In 2004, Mortenson teamed with journalist David Relin, who had traveled extensively in East Asia publishing investigative reports on international issues affecting children, to tell the story of how he became co-founder of the CAI and one of the world’s best-known humanitarians. Mortenson and Relin worked together for two years on Three Cups of Tea, which was released in 2006 and immediately named “Asia Book of the Year” by Time Magazine. A variety of other awards followed, including the 2007 Kiriyama Prize Nonfiction Award and a 2008 Montana Honor Book Award. Stones Into Schools, a sequel to Three Cups of Tea, was released in 2009.
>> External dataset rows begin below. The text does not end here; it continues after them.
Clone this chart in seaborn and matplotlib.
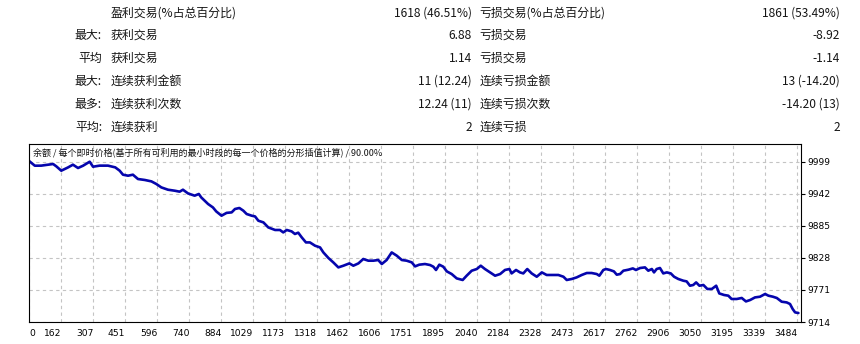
import numpy as np
import pandas as pd
import matplotlib
matplotlib.use("Agg")
import matplotlib.pyplot as plt
import seaborn as sns

# ---- summary table ----
row_prefix = ["", "最大:", "平均", "最大:", "最多:", "平均:"]
win_labels = ["盈利交易(%占总百分比)", "获利交易", "获利交易", "连续获利金额", "连续获利次数", "连续获利"]
win_values = ["1618 (46.51%)", "6.88", "1.14", "11 (12.24)", "12.24 (11)", "2"]
loss_labels = ["亏损交易(%占总百分比)", "亏损交易", "亏损交易", "连续亏损金额", "连续亏损次数", "连续亏损"]
loss_values = ["1861 (53.49%)", "-8.92", "-1.14", "13 (-14.20)", "-14.20 (13)", "2"]

# ---- balance curve ----
trade_no = [0, 25, 54, 85, 108, 123, 145, 176, 198, 221, 244, 274, 289, 319, 357, 390,
            410, 425, 448, 470, 493, 524, 554, 576, 599, 629, 660, 682, 697, 720, 750,
            769, 780, 811, 833, 848, 872, 895, 918, 933, 953, 971, 986, 1009, 1024, 1039,
            1062, 1084, 1115, 1137, 1152, 1168, 1190, 1205, 1220, 1236, 1255, 1273, 1296,
            1319, 1334, 1357, 1379, 1402, 1425, 1452, 1470, 1493, 1515, 1538, 1561, 1583,
            1599, 1621, 1644, 1667, 1690, 1712, 1735, 1750, 1769, 1795, 1818, 1833, 1845,
            1860, 1878, 1894, 1916, 1939, 1966, 1984, 2007, 2030, 2048, 2067, 2090, 2113,
            2136, 2158, 2178, 2188, 2208, 2226, 2241, 2259, 2279, 2302, 2325, 2347, 2370,
            2400, 2423, 2438, 2461, 2483, 2506, 2529, 2551, 2574, 2586, 2604, 2616, 2634,
            2652, 2665, 2680, 2695, 2718, 2738, 2752, 2771, 2793, 2808, 2824, 2834, 2846,
            2861, 2876, 2892, 2910, 2925, 2944, 2967, 2982, 2997, 3012, 3025, 3040, 3058,
            3076, 3096, 3116, 3130, 3152, 3171, 3186, 3209, 3232, 3251, 3270, 3292, 3315,
            3338, 3353, 3373, 3391, 3413, 3436, 3451, 3463, 3474, 3489]
balance = [10000.0, 9991.9, 9992.0, 9993.7, 9994.9, 9990.6, 9983.0, 9988.9, 9993.7, 9987.8,
           9991.9, 9999.0, 9990.1, 9992.0, 9992.0, 9988.9, 9983.0, 9975.9, 9974.1, 9975.9,
           9968.2, 9966.5, 9964.0, 9959.4, 9953.3, 9949.2, 9947.4, 9945.7, 9949.2, 9942.6,
           9938.6, 9941.6, 9935.5, 9923.8, 9917.7, 9910.6, 9903.0, 9908.0, 9908.9, 9914.9,
           9916.7, 9911.9, 9906.0, 9903.0, 9901.7, 9894.1, 9891.1, 9882.2, 9877.6, 9877.6,
           9873.3, 9877.6, 9875.1, 9870.5, 9872.8, 9864.4, 9855.5, 9855.5, 9849.7, 9846.6,
           9837.7, 9827.8, 9820.0, 9811.1, 9814.1, 9818.2, 9814.1, 9818.2, 9826.0, 9823.0,
           9823.0, 9824.2, 9817.1, 9824.2, 9837.7, 9831.9, 9824.2, 9823.0, 9820.0, 9812.9,
           9815.9, 9817.1, 9815.3, 9812.3, 9806.5, 9815.9, 9812.3, 9804.0, 9799.3, 9791.5,
           9788.7, 9796.3, 9805.2, 9808.2, 9814.1, 9808.2, 9802.2, 9796.3, 9799.3, 9806.5,
           9808.2, 9800.4, 9806.5, 9802.2, 9800.4, 9808.2, 9800.4, 9794.5, 9802.2, 9797.6,
           9797.6, 9797.6, 9794.5, 9788.7, 9790.5, 9793.3, 9797.6, 9801.1, 9801.1, 9799.3,
           9796.3, 9806.5, 9808.2, 9806.5, 9804.0, 9798.1, 9799.3, 9805.2, 9807.0, 9809.3,
           9806.5, 9810.0, 9811.1, 9805.2, 9808.2, 9802.2, 9808.2, 9810.0, 9800.4, 9802.2,
           9800.4, 9794.5, 9790.5, 9787.4, 9786.2, 9778.5, 9779.8, 9784.4, 9778.5, 9779.8,
           9772.7, 9772.7, 9778.5, 9764.8, 9762.0, 9760.8, 9754.9, 9754.9, 9756.7, 9750.6,
           9753.1, 9757.7, 9759.0, 9763.8, 9760.8, 9759.0, 9756.7, 9750.1, 9748.8, 9746.0,
           9737.1, 9731.1, 9730.0]

x_tick_labels = ["0", "162", "307", "451", "596", "740", "884", "1029", "1173", "1318",
                 "1462", "1606", "1751", "1895", "2040", "2184", "2328", "2473", "2617",
                 "2762", "2906", "3050", "3195", "3339", "3484"]
y_ticks = [9714, 9771, 9828, 9885, 9942, 9999]
chart_title = "余额 / 每个即时价格(基于所有可利用的最小时段的每一个价格的分形插值计算) / 90.00%"

sns.set_style("white")
plt.rcParams["font.family"] = ["Noto Sans CJK SC", "DejaVu Sans"]

W, H = 860, 344
fig = plt.figure(figsize=(W / 100, H / 100), dpi=100)
fig.patch.set_facecolor("white")


def px(x, y):
    return x / W, 1 - y / H


# summary rows
text_color = "#151515"
row_y = [13, 35.5, 58.5, 81.5, 104.5, 127.5]
for i, y in enumerate(row_y):
    fs = 8.6
    if row_prefix[i]:
        fig.text(*px(102, y), row_prefix[i], ha="right", va="center", fontsize=fs, color=text_color)
    fig.text(*px(111, y), win_labels[i], ha="left", va="center", fontsize=fs, color=text_color)
    fig.text(*px(472, y), win_values[i], ha="right", va="center", fontsize=fs, color=text_color)
    fig.text(*px(479.5, y), loss_labels[i], ha="left", va="center", fontsize=fs, color=text_color)
    fig.text(*px(840, y), loss_values[i], ha="right", va="center", fontsize=fs, color=text_color)

# balance chart
left, right, top, bottom = 29.3, 800.7, 144, 322
ax = fig.add_axes([left / W, (H - bottom) / H, (right - left) / W, (bottom - top) / H])

df = pd.DataFrame({"trade": trade_no, "balance": balance})
sns.lineplot(data=df, x="trade", y="balance", ax=ax, color="#0505ad", linewidth=1.9)

step = 3484 / 24
x_ticks = np.arange(len(x_tick_labels)) * step
ax.set_xlim(0, (right - left) / 32 * step)
units_per_px = 57 / 32.06
ax.set_ylim(9714, 9714 + (bottom - top) * units_per_px)

ax.set_xticks(x_ticks)
ax.set_xticklabels(x_tick_labels)
for i, lab in enumerate(ax.get_xticklabels()):
    lab.set_ha("left" if i == 0 else "right")
ax.set_yticks(y_ticks)
ax.set_yticklabels([str(v) for v in y_ticks])
ax.yaxis.tick_right()
ax.tick_params(axis="both", direction="out", length=3, width=0.8, colors="black",
               labelsize=6.6, pad=2)
for lab in ax.get_xticklabels() + ax.get_yticklabels():
    lab.set_fontfamily(["DejaVu Sans"])

ax.grid(True, color="#c4c4c4", linestyle=(0, (3, 3)), linewidth=0.8)
ax.set_axisbelow(True)
for s in ax.spines.values():
    s.set_visible(True)
    s.set_color("black")
    s.set_linewidth(0.8)
ax.set_xlabel("")
ax.set_ylabel("")

ax.text(4 / (right - left), 1 - 8 / (bottom - top), chart_title, transform=ax.transAxes,
        ha="left", va="center", fontsize=6.5, color=text_color)

fig.savefig("out.png", dpi=100, facecolor="white")
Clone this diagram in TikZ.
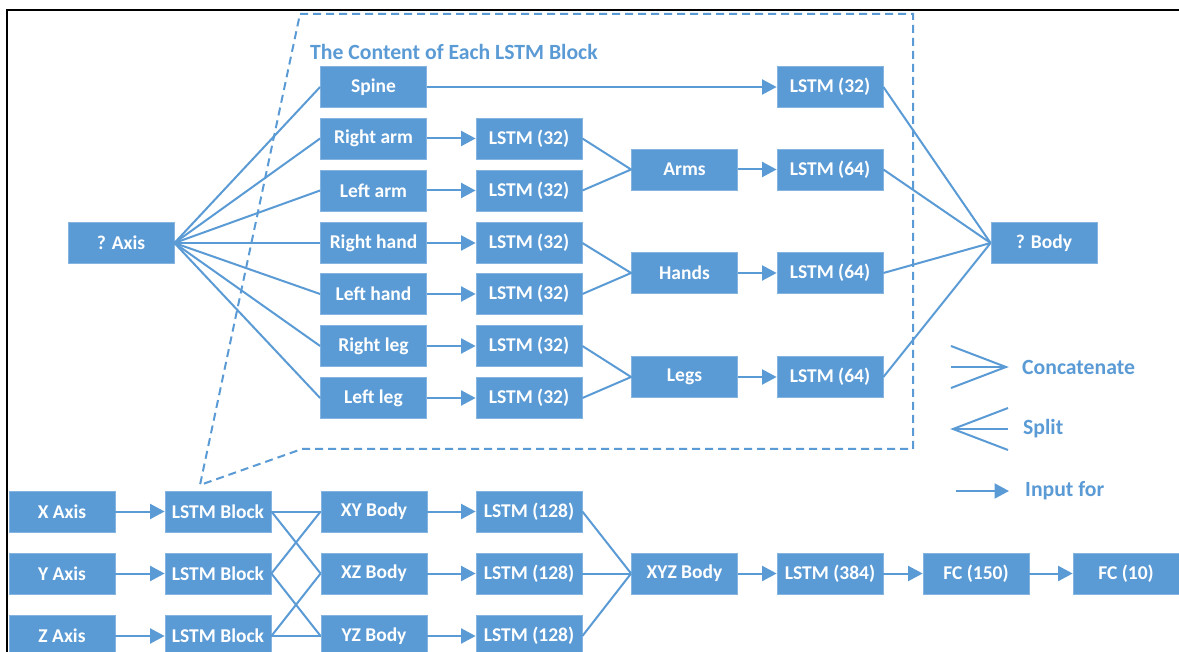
\documentclass[tikz,border=0pt]{standalone}
\usepackage{fontspec}
\setmainfont{Carlito}
\usetikzlibrary{arrows.meta}
\definecolor{boxblue}{RGB}{91,155,213}
\tikzset{
  blk/.style={fill=boxblue, draw=boxblue!75!white, line width=0.8pt, minimum width=106pt, minimum height=41pt, inner sep=0pt, text=white, font=\bfseries\fontsize{19.5}{22}\selectfont},
  conn/.style={draw=boxblue, line width=2pt},
  arr/.style={conn, -{Triangle[length=14.5pt,width=15pt]}},
  lbl/.style={text=boxblue, font=\bfseries\fontsize{21.7}{25}\selectfont, inner sep=0pt},
  dashbox/.style={draw=boxblue, line width=2pt, dash pattern=on 8pt off 5pt}
}
\begin{document}
\begin{tikzpicture}[x=1pt,y=-1pt]
\useasboundingbox (0,0) rectangle (1179,652);
\fill[white] (0,0) rectangle (1179,652);
% frame
\draw[line width=2.5pt, black] (7,652) -- (7,10) -- (1179,10);
% dashed zoom outline
\draw[dashbox] (300,14) -- (913,14) -- (913,449) -- (302,449) -- (200,485) -- cycle;
\node[lbl, anchor=west] (title) at (310,52) {The Content of Each LSTM Block};
% top block
\node[blk] (axis) at (121,243) {? Axis};
\node[blk] (spine) at (373.5,87) {Spine};
\node[blk] (rarm) at (373.5,138.5) {Right arm};
\node[blk] (larm) at (373.5,190.5) {Left arm};
\node[blk] (rhand) at (373.5,243) {Right hand};
\node[blk] (lhand) at (373.5,294) {Left hand};
\node[blk] (rleg) at (373.5,346) {Right leg};
\node[blk] (lleg) at (373.5,398) {Left leg};
\node[blk] (c1) at (529,138.5) {LSTM (32)};
\node[blk] (c2) at (529,190.5) {LSTM (32)};
\node[blk] (c3) at (529,243) {LSTM (32)};
\node[blk] (c4) at (529,294) {LSTM (32)};
\node[blk] (c5) at (529,346) {LSTM (32)};
\node[blk] (c6) at (529,398) {LSTM (32)};
\node[blk] (arms) at (684.5,169.5) {Arms};
\node[blk] (hands) at (684.5,273) {Hands};
\node[blk] (legs) at (684.5,377) {Legs};
\node[blk] (e0) at (830,87) {LSTM (32)};
\node[blk] (e1) at (830,169.5) {LSTM (64)};
\node[blk] (e2) at (830,273) {LSTM (64)};
\node[blk] (e3) at (830,377) {LSTM (64)};
\node[blk] (body) at (1044,243) {? Body};
\foreach \n in {spine,rarm,larm,rhand,lhand,rleg,lleg} \draw[conn] (axis.east) -- (\n.west);
\draw[arr] (spine) -- (e0);
\draw[arr] (rarm) -- (c1);
\draw[arr] (larm) -- (c2);
\draw[arr] (rhand) -- (c3);
\draw[arr] (lhand) -- (c4);
\draw[arr] (rleg) -- (c5);
\draw[arr] (lleg) -- (c6);
\draw[conn] (c1.east) -- (arms.west) -- (c2.east);
\draw[conn] (c3.east) -- (hands.west) -- (c4.east);
\draw[conn] (c5.east) -- (legs.west) -- (c6.east);
\draw[arr] (arms) -- (e1);
\draw[arr] (hands) -- (e2);
\draw[arr] (legs) -- (e3);
\foreach \n in {e0,e1,e2,e3} \draw[conn] (\n.east) -- (body.west);
% legend
\coordinate (ca) at (951,346); \coordinate (cb) at (951,367); \coordinate (cc) at (951,388); \coordinate (cd) at (1006,367);
\draw[conn] (ca) -- (cd) -- (cc); \draw[conn] (cb) -- (cd);
\node[lbl, anchor=west] (lconc) at (1022,367) {Concatenate};
\coordinate (sa) at (1008,408); \coordinate (sb) at (1008,429); \coordinate (sc) at (1008,450); \coordinate (sd) at (953,429);
\draw[conn] (sa) -- (sd) -- (sc); \draw[conn] (sb) -- (sd);
\node[lbl, anchor=west] (lsplit) at (1023,429) {Split};
\coordinate (ia) at (956,491); \coordinate (ib) at (1009,491);
\draw[arr] (ia) -- (ib);
\node[lbl, anchor=west] (linput) at (1025,491) {Input for};
% bottom
\node[blk] (xa) at (62,511.5) {X Axis};
\node[blk] (ya) at (62,573.5) {Y Axis};
\node[blk] (za) at (62,636) {Z Axis};
\node[blk] (xb) at (218,511.5) {LSTM Block};
\node[blk] (yb) at (218,573.5) {LSTM Block};
\node[blk] (zb) at (218,636) {LSTM Block};
\node[blk] (xy) at (374,511.5) {XY Body};
\node[blk] (xz) at (374,573.5) {XZ Body};
\node[blk] (yz) at (374,636) {YZ Body};
\node[blk] (l1) at (529,511.5) {LSTM (128)};
\node[blk] (l2) at (529,573.5) {LSTM (128)};
\node[blk] (l3) at (529,636) {LSTM (128)};
\node[blk] (xyz) at (684.5,573.5) {XYZ Body};
\node[blk] (l384) at (830,573.5) {LSTM (384)};
\node[blk] (fc1) at (976,573.5) {FC (150)};
\node[blk] (fc2) at (1126,573.5) {FC (10)};
\draw[arr] (xa) -- (xb);
\draw[arr] (ya) -- (yb);
\draw[arr] (za) -- (zb);
\draw[conn] (xb.east) -- (xy.west); \draw[conn] (xb.east) -- (xz.west);
\draw[conn] (yb.east) -- (xy.west); \draw[conn] (yb.east) -- (yz.west);
\draw[conn] (zb.east) -- (xz.west); \draw[conn] (zb.east) -- (yz.west);
\draw[arr] (xy) -- (l1);
\draw[arr] (xz) -- (l2);
\draw[arr] (yz) -- (l3);
\foreach \n in {l1,l2,l3} \draw[conn] (\n.east) -- (xyz.west);
\draw[arr] (xyz) -- (l384);
\draw[arr] (l384) -- (fc1);
\draw[arr] (fc1) -- (fc2);
\end{tikzpicture}
\end{document}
When Mortenson’s story began in 1993, few Americans were aware of the political situations in Pakistan and neighboring Afghanistan. That lack of awareness changed dramatically, however, after the attack on the World Trade Center in 2001 and the subsequent U.S. invasion of Afghanistan. Three Cups of Tea recounts the perils and problems that confront Mortenson as a result of international tensions—including his kidnapping by the Taliban and the fighting between Afghan warlords that almost cost Mortenson his life—but also shows how his core principles continually guide his actions. Mortenson’s philosophy is based in the belief that peace depends on person-to-person relationships and the willingness of different cultures to find common ground. In addition to explaining the origins and evolution of the CAI, the book also recounts Mortenson’s personal path from self-described “climbing bum” to husband, father, and world-renowned humanitarian.